WHAT THE TASK ASKS: Start at the first line of the material below and retype each line through the one containing "ax = fig.add_axes([85/1142, 1-397/485, 1-85/1142, (397-14)/485])", exactly.

(Items listed in a dataset)
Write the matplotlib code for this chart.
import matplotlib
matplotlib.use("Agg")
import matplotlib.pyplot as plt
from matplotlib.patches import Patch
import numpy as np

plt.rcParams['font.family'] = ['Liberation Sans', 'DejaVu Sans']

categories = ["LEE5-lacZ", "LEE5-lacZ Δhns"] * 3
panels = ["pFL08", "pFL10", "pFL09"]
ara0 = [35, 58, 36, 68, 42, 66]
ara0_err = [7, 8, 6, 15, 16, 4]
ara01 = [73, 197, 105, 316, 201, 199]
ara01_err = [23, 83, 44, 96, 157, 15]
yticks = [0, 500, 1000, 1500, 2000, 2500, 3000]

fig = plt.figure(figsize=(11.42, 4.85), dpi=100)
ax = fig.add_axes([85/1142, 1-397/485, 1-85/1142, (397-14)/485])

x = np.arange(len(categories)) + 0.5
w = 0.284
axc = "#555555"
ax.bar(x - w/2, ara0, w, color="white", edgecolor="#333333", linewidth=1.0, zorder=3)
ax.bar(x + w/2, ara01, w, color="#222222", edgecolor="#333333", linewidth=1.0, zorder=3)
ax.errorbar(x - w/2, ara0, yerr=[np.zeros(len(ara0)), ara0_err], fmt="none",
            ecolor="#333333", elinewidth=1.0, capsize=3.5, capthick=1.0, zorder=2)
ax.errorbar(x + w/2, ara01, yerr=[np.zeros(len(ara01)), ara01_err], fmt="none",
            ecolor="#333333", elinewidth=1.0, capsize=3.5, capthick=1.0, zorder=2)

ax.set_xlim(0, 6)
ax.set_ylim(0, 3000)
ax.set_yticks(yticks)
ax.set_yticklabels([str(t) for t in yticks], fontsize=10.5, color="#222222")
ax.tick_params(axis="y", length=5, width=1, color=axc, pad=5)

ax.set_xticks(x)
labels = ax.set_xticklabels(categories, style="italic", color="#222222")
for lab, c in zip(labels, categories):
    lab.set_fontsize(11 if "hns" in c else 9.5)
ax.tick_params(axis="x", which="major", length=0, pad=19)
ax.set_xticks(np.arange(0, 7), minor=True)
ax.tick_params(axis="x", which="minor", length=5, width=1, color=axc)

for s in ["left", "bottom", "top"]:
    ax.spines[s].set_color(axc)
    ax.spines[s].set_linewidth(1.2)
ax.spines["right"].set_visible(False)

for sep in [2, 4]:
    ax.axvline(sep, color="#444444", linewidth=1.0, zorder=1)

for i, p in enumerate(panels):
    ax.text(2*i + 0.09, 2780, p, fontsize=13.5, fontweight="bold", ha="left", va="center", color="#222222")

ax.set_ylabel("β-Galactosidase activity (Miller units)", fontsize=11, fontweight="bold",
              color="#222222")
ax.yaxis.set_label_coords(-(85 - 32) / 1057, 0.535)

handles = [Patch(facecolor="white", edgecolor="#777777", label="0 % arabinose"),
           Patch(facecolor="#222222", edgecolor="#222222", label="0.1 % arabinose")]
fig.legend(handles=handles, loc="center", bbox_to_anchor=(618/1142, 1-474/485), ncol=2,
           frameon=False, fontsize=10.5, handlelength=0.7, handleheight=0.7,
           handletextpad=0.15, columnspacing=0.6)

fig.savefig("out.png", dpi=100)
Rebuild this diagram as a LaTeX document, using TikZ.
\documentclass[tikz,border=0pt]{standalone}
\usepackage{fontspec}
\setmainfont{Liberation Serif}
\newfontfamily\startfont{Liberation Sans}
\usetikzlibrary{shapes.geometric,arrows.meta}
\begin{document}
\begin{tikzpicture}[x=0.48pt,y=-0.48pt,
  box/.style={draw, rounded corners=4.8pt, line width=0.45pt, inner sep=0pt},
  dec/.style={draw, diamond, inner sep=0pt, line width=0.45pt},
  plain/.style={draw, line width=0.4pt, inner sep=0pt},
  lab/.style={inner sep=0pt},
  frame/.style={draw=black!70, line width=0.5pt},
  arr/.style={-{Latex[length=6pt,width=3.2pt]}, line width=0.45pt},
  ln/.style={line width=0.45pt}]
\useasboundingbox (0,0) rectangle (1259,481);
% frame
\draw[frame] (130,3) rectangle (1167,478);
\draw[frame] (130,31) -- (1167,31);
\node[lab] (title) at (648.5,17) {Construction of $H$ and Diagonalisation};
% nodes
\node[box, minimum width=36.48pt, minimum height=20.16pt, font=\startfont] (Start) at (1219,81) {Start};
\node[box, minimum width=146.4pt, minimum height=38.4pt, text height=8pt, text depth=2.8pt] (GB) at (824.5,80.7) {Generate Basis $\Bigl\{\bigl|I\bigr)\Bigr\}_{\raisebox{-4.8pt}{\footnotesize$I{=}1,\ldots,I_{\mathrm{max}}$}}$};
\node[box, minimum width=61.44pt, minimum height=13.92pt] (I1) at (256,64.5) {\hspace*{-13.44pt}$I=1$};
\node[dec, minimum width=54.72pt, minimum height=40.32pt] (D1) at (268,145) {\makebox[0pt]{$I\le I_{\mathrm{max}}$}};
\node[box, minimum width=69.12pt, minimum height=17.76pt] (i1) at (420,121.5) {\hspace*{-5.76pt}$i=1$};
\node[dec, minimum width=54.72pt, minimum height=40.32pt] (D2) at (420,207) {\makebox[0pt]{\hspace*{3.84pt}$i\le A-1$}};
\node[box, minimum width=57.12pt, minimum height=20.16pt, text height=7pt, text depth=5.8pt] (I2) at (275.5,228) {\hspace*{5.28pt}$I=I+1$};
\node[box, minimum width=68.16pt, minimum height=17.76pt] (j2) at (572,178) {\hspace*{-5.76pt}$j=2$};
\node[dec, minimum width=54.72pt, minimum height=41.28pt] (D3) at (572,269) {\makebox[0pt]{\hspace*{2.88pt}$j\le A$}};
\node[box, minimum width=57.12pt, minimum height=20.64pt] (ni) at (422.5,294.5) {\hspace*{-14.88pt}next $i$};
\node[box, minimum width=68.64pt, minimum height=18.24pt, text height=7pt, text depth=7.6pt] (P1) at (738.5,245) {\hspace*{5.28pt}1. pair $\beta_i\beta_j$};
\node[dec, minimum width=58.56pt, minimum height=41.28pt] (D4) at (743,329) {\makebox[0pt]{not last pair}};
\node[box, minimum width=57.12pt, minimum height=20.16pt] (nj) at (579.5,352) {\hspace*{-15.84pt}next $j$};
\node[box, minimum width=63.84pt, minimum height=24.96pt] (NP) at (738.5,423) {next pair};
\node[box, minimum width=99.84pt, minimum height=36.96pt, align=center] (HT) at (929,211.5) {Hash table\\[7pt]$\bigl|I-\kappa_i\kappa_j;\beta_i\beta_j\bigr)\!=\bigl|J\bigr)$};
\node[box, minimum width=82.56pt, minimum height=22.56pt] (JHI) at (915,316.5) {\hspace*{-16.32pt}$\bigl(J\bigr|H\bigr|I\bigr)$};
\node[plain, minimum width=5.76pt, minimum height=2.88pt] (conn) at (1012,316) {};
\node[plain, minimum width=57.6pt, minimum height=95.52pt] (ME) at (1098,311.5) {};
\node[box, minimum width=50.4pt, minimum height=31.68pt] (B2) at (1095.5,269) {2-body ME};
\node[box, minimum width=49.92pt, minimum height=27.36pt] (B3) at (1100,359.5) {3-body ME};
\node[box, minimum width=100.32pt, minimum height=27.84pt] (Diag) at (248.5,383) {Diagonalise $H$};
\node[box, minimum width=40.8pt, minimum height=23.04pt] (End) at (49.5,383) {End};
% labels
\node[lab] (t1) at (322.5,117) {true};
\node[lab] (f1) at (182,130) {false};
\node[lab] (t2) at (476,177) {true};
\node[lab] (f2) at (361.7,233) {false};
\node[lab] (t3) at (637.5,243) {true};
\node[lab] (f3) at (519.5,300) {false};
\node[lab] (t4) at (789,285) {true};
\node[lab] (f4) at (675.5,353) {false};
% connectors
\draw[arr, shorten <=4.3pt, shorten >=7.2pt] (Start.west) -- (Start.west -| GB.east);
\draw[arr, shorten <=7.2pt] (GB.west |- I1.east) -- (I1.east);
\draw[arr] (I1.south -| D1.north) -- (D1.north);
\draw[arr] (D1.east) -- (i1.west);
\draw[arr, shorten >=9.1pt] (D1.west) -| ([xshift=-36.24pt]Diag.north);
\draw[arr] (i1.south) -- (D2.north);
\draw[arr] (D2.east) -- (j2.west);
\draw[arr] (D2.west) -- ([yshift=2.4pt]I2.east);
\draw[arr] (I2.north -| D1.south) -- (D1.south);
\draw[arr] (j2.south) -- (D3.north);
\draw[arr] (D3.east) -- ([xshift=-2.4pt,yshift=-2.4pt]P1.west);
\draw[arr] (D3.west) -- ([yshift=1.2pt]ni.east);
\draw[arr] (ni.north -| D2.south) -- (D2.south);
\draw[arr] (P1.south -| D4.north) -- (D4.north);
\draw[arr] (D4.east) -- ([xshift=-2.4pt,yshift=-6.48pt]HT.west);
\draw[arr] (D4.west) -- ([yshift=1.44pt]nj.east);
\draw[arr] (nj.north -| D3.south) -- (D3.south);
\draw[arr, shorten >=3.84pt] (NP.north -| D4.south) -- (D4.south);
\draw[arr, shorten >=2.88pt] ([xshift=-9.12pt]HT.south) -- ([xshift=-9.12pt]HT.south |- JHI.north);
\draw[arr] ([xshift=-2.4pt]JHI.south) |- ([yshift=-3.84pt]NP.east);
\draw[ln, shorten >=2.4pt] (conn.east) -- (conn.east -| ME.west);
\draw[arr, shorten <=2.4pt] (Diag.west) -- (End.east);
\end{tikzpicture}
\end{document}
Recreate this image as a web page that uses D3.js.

RESPONSE:
Write the matplotlib code for this chart.
import matplotlib
matplotlib.use("Agg")
import matplotlib.pyplot as plt
from matplotlib.patches import Patch
import numpy as np

plt.rcParams['font.family'] = ['Liberation Sans', 'DejaVu Sans']

categories = ["LEE5-lacZ", "LEE5-lacZ Δhns"] * 3
panels = ["pFL08", "pFL10", "pFL09"]
ara0 = [35, 58, 36, 68, 42, 66]
ara0_err = [7, 8, 6, 15, 16, 4]
ara01 = [73, 197, 105, 316, 201, 199]
ara01_err = [23, 83, 44, 96, 157, 15]
yticks = [0, 500, 1000, 1500, 2000, 2500, 3000]

fig = plt.figure(figsize=(11.42, 4.85), dpi=100)
ax = fig.add_axes([85/1142, 1-397/485, 1-85/1142, (397-14)/485])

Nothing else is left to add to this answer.